Friday, June 29, 2018

Niceness versus civility

The hardest thing to understand is an idea you accepted before you knew you could question it. Like most of us, I was taught to be nice while I was learning to speak. For decades, I had the vaguest idea of the differences between niceness and civility, but watching people rage at the idea we should be civil has helped me see how very different niceness and civility are, and why people who value niceness may hate civility, and why some, like me, may come to think that niceness is a refuge for hypocrites.

Niceness and civility are both forms of politeness, yet they're as different as grape juice and wine:

Nice people don't like disagreement.

Civil people enjoy civil disagreement.

Nice people think respect means being gently deferential to social superiors like parents and bosses and celebrities they admire.

Civil people think respect means treating others as equals, no matter how different their circumstances or views.

Nice people divide the world between nice people and mean people. They are nice to nice people, but since they believe mean people have rejected niceness, they feel free to treat mean people rudely.

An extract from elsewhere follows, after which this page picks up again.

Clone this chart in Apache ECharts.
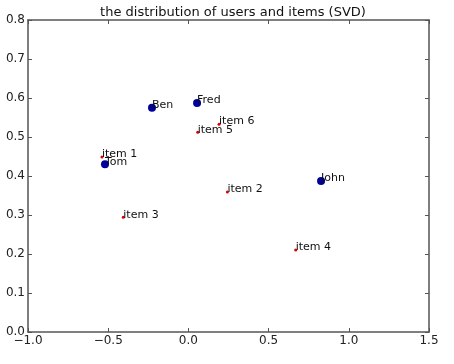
<!DOCTYPE html>
<html><head><meta charset="utf-8">
<script src="https://cdn.jsdelivr.net/npm/echarts@6/dist/echarts.min.js"></script>
<style>html,body{margin:0;padding:0;background:#fff}#c{width:454px;height:364px}</style>
</head><body><div id="c"></div>
<script>
const userNames = ['Ben', 'Fred', 'Tom', 'John'];
const userX = [-0.227, 0.054, -0.52, 0.827];
const userY = [0.575, 0.587, 0.43, 0.387];
const itemNames = ['item 1', 'item 2', 'item 3', 'item 4', 'item 5', 'item 6'];
const itemX = [-0.539, 0.243, -0.406, 0.669, 0.058, 0.191];
const itemY = [0.449, 0.359, 0.294, 0.21, 0.512, 0.533];
const xTicks = [-1.0, -0.5, 0.0, 0.5, 1.0, 1.5];
const yTicks = [0.0, 0.1, 0.2, 0.3, 0.4, 0.5, 0.6, 0.7, 0.8];

const font = 'DejaVu Sans';
const fmt = v => v.toFixed(1).replace('-', '\u2212');
const axisLine = {show: true, onZero: false, lineStyle: {color: '#555', width: 1.5}};
const tick = {show: true, inside: true, length: 4, lineStyle: {color: '#555'}};
const lbl = {
  show: true, position: 'inside', align: 'left', verticalAlign: 'bottom',
  offset: [0, 3], color: '#111', fontFamily: font, fontSize: 11,
  formatter: p => p.data[2]
};
const chart = echarts.init(document.getElementById('c'));
chart.setOption({
  animation: false,
  title: {text: 'the distribution of users and items (SVD)', left: 228, textAlign: 'center', top: 1,
    textStyle: {fontFamily: font, fontSize: 13, fontWeight: 'normal', color: '#111'}},
  grid: {left: 28, right: 25, top: 20, bottom: 32},
  xAxis: [
    {type: 'value', min: xTicks[0], max: xTicks[xTicks.length - 1], interval: 0.5, position: 'bottom',
     axisLine, axisTick: tick, splitLine: {show: false},
     axisLabel: {formatter: fmt, color: '#222', fontFamily: font, fontSize: 12, margin: 3}},
    {type: 'value', min: xTicks[0], max: xTicks[xTicks.length - 1], interval: 0.5, position: 'top',
     axisLine, axisTick: tick, splitLine: {show: false}, axisLabel: {show: false}}
  ],
  yAxis: [
    {type: 'value', min: yTicks[0], max: yTicks[yTicks.length - 1], interval: 0.1, position: 'left',
     axisLine, axisTick: tick, splitLine: {show: false},
     axisLabel: {formatter: fmt, color: '#222', fontFamily: font, fontSize: 12, margin: 3}},
    {type: 'value', min: yTicks[0], max: yTicks[yTicks.length - 1], interval: 0.1, position: 'right',
     axisLine, axisTick: tick, splitLine: {show: false}, axisLabel: {show: false}}
  ],
  series: [
    {type: 'scatter', symbolSize: 8, itemStyle: {color: '#00009a', opacity: 1},
     data: userNames.map((n, i) => [userX[i], userY[i], n]), label: lbl},
    {type: 'scatter', symbolSize: 3, itemStyle: {color: '#dd0000', opacity: 1},
     data: itemNames.map((n, i) => [itemX[i], itemY[i], n]), label: lbl}
  ]
});
</script></body></html>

Civil people divide the world between people who act civilly and people who act rudely. Civil people are nice to people who act nicely and civil to everyone else.

The nice person's impulse to defer can make them respond nicely to something mean. Then they regret it and say something like "I don't know why I stepped aside" or "why I didn't slap him", and their friends assure them "it's because you're too nice." "Too nice" is a gentle rebuke that nice people use to remind each other that sometimes nice people must be rude for two reasons: a nice person's rudeness tells a mean person that they are not being nice, and it tells other nice people that the nice person is defending niceness.

At its most extreme, the belief that niceness does not need to be shown to mean people results in something many nice people will deny: mobs often consist of nice people. The jurors in the Salem Witch Trials were thought nice by their neighbors, as were the people who blacklisted suspected socialists during the Red Scare, as are the people who join in mobbing online and off.

The civil person's impulse to treat everyone as an equal can inspire nice people to take offense when they think a mean person is being treated with insufficient contempt or a superior is being treated with insufficient deference. The Quakers are a famous example of the latter: their insistence on politely treating nobles as equals made nice people think Quakers were not nice—which was true. Quakers were not nice. They were civil. They may've seen the difference between civility and niceness in the Bible. Luke 6:32-33 points to it:
If you love those who love you, what credit is that to you? Even sinners love those who love them. And if you do good to those who are good to you, what credit is that to you? Even sinners do that.
Many of history's worst monsters were nice—Hitler's secretary, Traudl Junge, said he was "a pleasant boss and a fatherly friend". Niceness is called a virtue, but it shouldn't be—responding nicely to nice treatment is a trait we share with many species. The true virtue is civility, which calls for overcoming our tribal desires for vengeance and treating all others as full members of the human community.

PS. If you think you cannot protest injustice and be civil, look to the example of the civil rights heroes.


Another difference: Nice people think nice people don't lie, so they believe nice people who accuse others. Civil people think accusations should be examined thoroughly before deciding guilt.